Best Shots Extra: HELLBOY: THE FURY #3 (SPOILERS!)
Is HELLBOY Going
SPOILER ALERT! THIS IS A SPOILER-FILLED REVIEW WITH MAJOR SPOILERS! YOU HAVE BEEN WARNED!
Written by Mike Mignola
Art by Duncan Fregedo and Dave Stewart
Lettering by Clem Robins
Published by Dark Horse Comics
Review by David Pepose
Is this the end for Hellboy?
Doubtful — and that's even when he's dead. But it sure makes for some beautiful fireworks.
If you've been keeping tabs on the Newsarama mothership [Click here for our interview with editor Scott Allie on the big changes], you might know that Hellboy: The Fury #3 marks a milestone for Mike Mignola's creator-owned icon — namely, that our crimson hero is shuffling off this mortal coil, fighting tooth and nail with a dragon, literally holding off Ragnorak at bay. And in that regard, The Fury is not a jumping-on point, but instead a final hymn preaching to the choir, dazzling readers with the visuals more than any deeper characterization.
But you know something? When you have Duncan Fegredo and Dave Stewart drawing your book, that's not necessarily a bad thing. I love the use of shadow and color in this book, and the layouts in particular really flow fast. Fegredo in particular excels with the composition of his figures — this is definitely a fight comic all the way, and seeing Hellboy get tossed around like a doll really helps play up the stakes. Our hero may be a bruiser, but he's not invincible, and there are some moments in this book where you really feel for the big lug, as there are plenty of moments where you think that this is it, this is where his clock is finally going to get punched out.
Of course, when that moment comes, you realize what an instinctual storyteller Mike Mignola really is. He knows what shots to call, even without words, and Hellboy's final moments are just beautifully constructed. It's that moment where the knock-down, drag-out fights — which, while gorgeous, are still a little self-indulgent — becomes something mythic. Sometimes words don't matter, only action — and in that regard, Mignola is a consummate leader for his team.
Is this book perfect, though? Not quite. The drawback for having such a sparse script is that the fighting moves almost too fast, with the slick layouts pushing the reader so far, so fast, that it takes a lot of effort to slow down and digest everything. The other thing that stood out to me is the resonance effect — for those who have been reading Hellboy for years, this is a killer moment, a real watershed. But the thing about death — death in comics, death in storytelling, death in general — is that we feel so strongly about it because we remember what we loved about the deceased. We recall what was so special about them.
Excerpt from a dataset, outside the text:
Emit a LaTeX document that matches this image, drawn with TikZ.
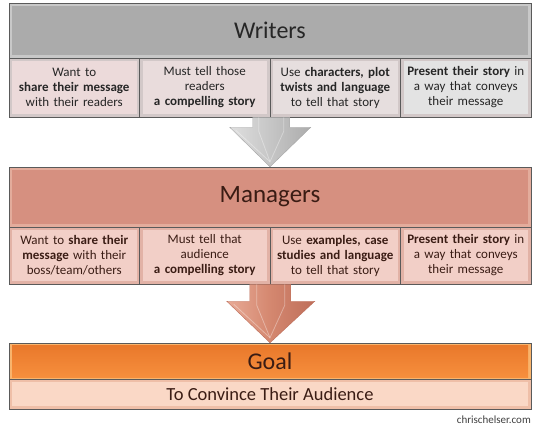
\documentclass[tikz,border=0pt]{standalone}
\usepackage{fontspec}
\setmainfont{Carlito}
\usetikzlibrary{calc}
\definecolor{bordc}{HTML}{5A5A5A}
\definecolor{wedge}{HTML}{C8C8C8}
\definecolor{wmain}{HTML}{ABABAB}
\definecolor{wc1}{HTML}{ECDADA}
\definecolor{wc2}{HTML}{E9DCDC}
\definecolor{wc3}{HTML}{E6DEDE}
\definecolor{wc4}{HTML}{E3E3E3}
\definecolor{wcedge}{HTML}{D2C8C8}
\definecolor{medge}{HTML}{E3AC9C}
\definecolor{mmain}{HTML}{D69080}
\definecolor{mcmain}{HTML}{F2CFC7}
\definecolor{mcedge}{HTML}{E2B2A6}
\definecolor{gedge}{HTML}{F9B46C}
\definecolor{gtop}{HTML}{E8772A}
\definecolor{gbot}{HTML}{F7903E}
\definecolor{gsmain}{HTML}{FAD8C6}
\definecolor{gsedge}{HTML}{EFBFA8}
\definecolor{txt}{HTML}{262626}
\definecolor{mtxt}{HTML}{3A1C14}
\definecolor{a2l}{HTML}{E8AA96}
\definecolor{a2m}{HTML}{D4876F}
\definecolor{a2r}{HTML}{BE6E5A}
\begin{document}
\begin{tikzpicture}[x=1pt,y=-1pt,
  box/.style n args={2}{draw=bordc, line width=0.5pt, fill=#1, inner sep=0pt,
    path picture={\fill[#2] ($(path picture bounding box.north west)+(3,3)$) rectangle ($(path picture bounding box.south east)+(-3,-3)$);}},
  hdr/.style={minimum width=522pt, text=txt},
  cell/.style={minimum width=130.5pt, text width=126pt, align=center, text=txt,
    font=\fontsize{13}{15}\selectfont},
  wcell/.style={cell, minimum height=59pt},
  mcell/.style={cell, minimum height=57pt, text=mtxt},
  facet/.style={white, opacity=0.35, line width=0.8pt},
]
\useasboundingbox[fill=white] (0,0) rectangle (540,429);

% Writers
\node[box={wedge}{wmain}, hdr, minimum height=55pt, font=\fontsize{24}{26}\selectfont] (W) at (270,30.5) {Writers};
\node[box={wcedge}{wc1}, wcell] (W1) at (74.25,87.5) {Want to\\\textbf{share their message}\\with their readers};
\node[box={wcedge}{wc2}, wcell] (W2) at (204.75,87.5) {Must tell those\\readers\\\textbf{a compelling story}};
\node[box={wcedge}{wc3}, wcell] (W3) at (335.25,87.5) {Use \textbf{characters, plot}\\\textbf{twists and language}\\to tell that story};
\node[box={wcedge}{wc4}, wcell] (W4) at (465.75,87.5) {\textbf{Present their story} in\\a way that conveys\\their message};

% Managers
\node[box={medge}{mmain}, hdr, minimum height=60pt, text=mtxt, font=\fontsize{25}{27}\selectfont] (M) at (270,197) {Managers};
\node[box={mcedge}{mcmain}, mcell] (M1) at (74.25,255.5) {Want to \textbf{share their}\\\textbf{message} with their\\boss/team/others};
\node[box={mcedge}{mcmain}, mcell] (M2) at (204.75,255.5) {Must tell that\\audience\\\textbf{a compelling story}};
\node[box={mcedge}{mcmain}, mcell] (M3) at (335.25,255.5) {Use \textbf{examples, case}\\\textbf{studies and language}\\to tell that story};
\node[box={mcedge}{mcmain}, mcell] (M4) at (465.75,255.5) {\textbf{Present their story} in\\a way that conveys\\their message};

% Goal
\node[draw=bordc, line width=0.5pt, fill=gedge, inner sep=0pt, hdr, minimum height=36pt, text=mtxt,
  font=\fontsize{24}{26}\selectfont,
  path picture={\shade[top color=gtop, bottom color=gbot] ($(path picture bounding box.north west)+(3,2)$) rectangle ($(path picture bounding box.south east)+(-3,-2)$);}] (G) at (270,361) {Goal};
\node[box={gsedge}{gsmain}, minimum width=522pt, minimum height=30pt, text=mtxt,
  font=\fontsize{18.5}{20}\selectfont] (GS) at (270,394) {To Convince Their Audience};

% Arrow 1
\coordinate (a1) at (W3.south west);
\shade[left color=gray!25, right color=gray!65, middle color=gray!45, draw=gray!70, line width=0.4pt]
  ($(a1)+(-17,0)$) -- ($(a1)+(20,0)$) -- ($(a1)+(20,10)$) -- ($(a1)+(41,10)$) -- (M.north)
  -- ($(a1)+(-40,10)$) -- ($(a1)+(-17,10)$) -- cycle;
\draw[facet] ($(a1)+(-11,0)$) -- ($(a1)+(-11,14)$) -- ($(M.north)+(0,-5)$) -- ($(a1)+(14,14)$) -- ($(a1)+(14,0)$);
\draw[facet] ($(a1)+(-34,13)$) -- ($(M.north)+(0,-5)$);
% Arrow 2
\coordinate (a2) at (M3.south west);
\shade[left color=a2l, right color=a2r, middle color=a2m, draw=a2r, line width=0.4pt]
  ($(a2)+(-20,0)$) -- ($(a2)+(21,0)$) -- ($(a2)+(21,17)$) -- ($(a2)+(45,17)$) -- (G.north)
  -- ($(a2)+(-43,17)$) -- ($(a2)+(-20,17)$) -- cycle;
\draw[facet] ($(a2)+(-13,0)$) -- ($(a2)+(-13,21)$) -- ($(G.north)+(0,-5)$) -- ($(a2)+(15,21)$) -- ($(a2)+(15,0)$);
\draw[facet] ($(a2)+(-36,20)$) -- ($(G.north)+(0,-5)$);

\node[anchor=east, font=\fontsize{11}{12}\selectfont, text=black!75, inner sep=0pt] (cr) at (531,420) {chrischelser.com};
\end{tikzpicture}
\end{document}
This issue was the perfect moment to give almost a eulogy to the character… but in that regard, Mignola was a little too subtle for his own good.
With the last page of this book really exciting me, there's still a future for Mike Mignola's franchise — and that's a real relief. Hellboy has long been a standard of quality art and some real integrity for storytelling. Does Hellboy going to the Great Beyond qualify as some sort of "selling out," some sort of weird coming-of-age ritual for superpowered comics these days? Maybe. But this comic looks so spectacular, and sets up so much potential, I can't help but enjoy it.